INSTITUTE INDEX: Duke Energy's new climate plan has a fracked gas problem

A gas rig in the Marcellus Shale. Duke Energy is planning to transport fracked gas from the Marcellus to the Carolinas using the proposed Atlantic Coast Pipeline, but the company's new climate plan doesn't account for the project's greenhouse gas emissions. (Image from Penn State Outreach via Flickr.)

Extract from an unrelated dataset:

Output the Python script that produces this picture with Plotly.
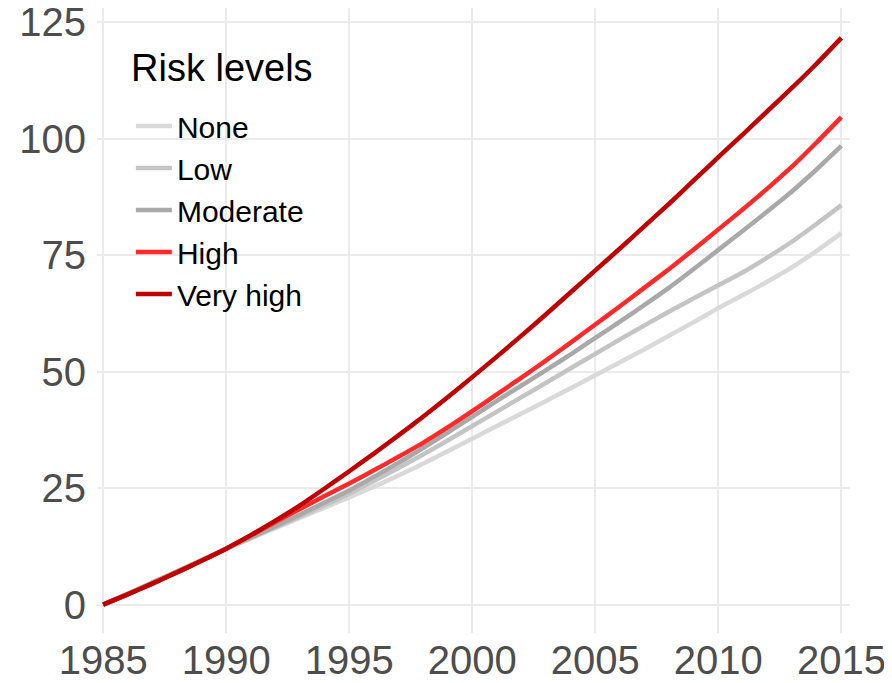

According to an updated climate plan released days before this month's Global Climate Strike, year by which North Carolina-based Duke Energy says it aims to achieve "net-zero" carbon emissions, suggested it will be still emitting carbon but offsetting it in some way: 2050

Of the top 20 power utilities nationwide, number that have now committed to achieving "net-zero" emissions: 3*

Year by which Duke Energy aims to achieve a 50 percent reduction in carbon emissions in the six states** where it operates: 2030

Percent reduction in the company's carbon emissions by 2030 called for by North Carolina Gov. Roy Cooper's draft clean power plan released last month: 60 to 70

Percent by which Duke Energy says it's already reduced its carbon emissions over 2005 levels, in large part by moving away from burning coal to burning fracked gas: 31

Number of its fracked gas infrastructure projects, such as the controversial Atlantic Coast Pipeline (ACP) carrying gas from West Virginia to the Carolinas, that Duke Energy accounts for in its new climate plan, according to the shareholder advocacy group As You Sow: 0

Number of coal-burning power plants it would take to match the annual climate pollution emissions from the ACP, which is currently tied up in court: 20

Number of times more potent methane, the primary component of natural gas, is than carbon dioxide in trapping heat in the atmosphere over the short term: 86

According to recent research from a clean-energy advocacy group, year by which more than 90 percent of proposed gas-fired power plants will be uneconomic to run compared to a clean energy portfolio: 2035

In its 15-year plan for the Carolinas that Duke Energy filed with regulators this month, percent increase in natural gas usage it calls for over last year's plan: 22

Number of gas-fired power plants Duke Energy currently operates in the Carolinas: 10

Number it intends to build: 30

Number of details Duke Energy's climate plan announcement included on how quickly the company plans to retire its remaining coal plants: 0

Year by which the Sierra Club's Beyond Coal campaign says all coal use must cease if we're to avoid the worst effects of climate change: 2030

In its most recent plan for closing its last coal-fired unit near the North Carolina town of Cliffside, year until Duke Energy said it intended to keep operating coal plants: 2048

Number of days after Duke released its new climate plan that it and other fossil-fuel interests sponsored a Southern States Energy Board meeting in Louisville, Kentucky, with one reporter noting that that gathering "blocked out the sense of urgency found in the scientific consensus on climate change": 7

* Besides Duke Energy, they are Minnesota-based Xcel and PSEG of New Jersey.
** Florida, Indiana, Kentucky, North Carolina, Ohio, and South Carolina.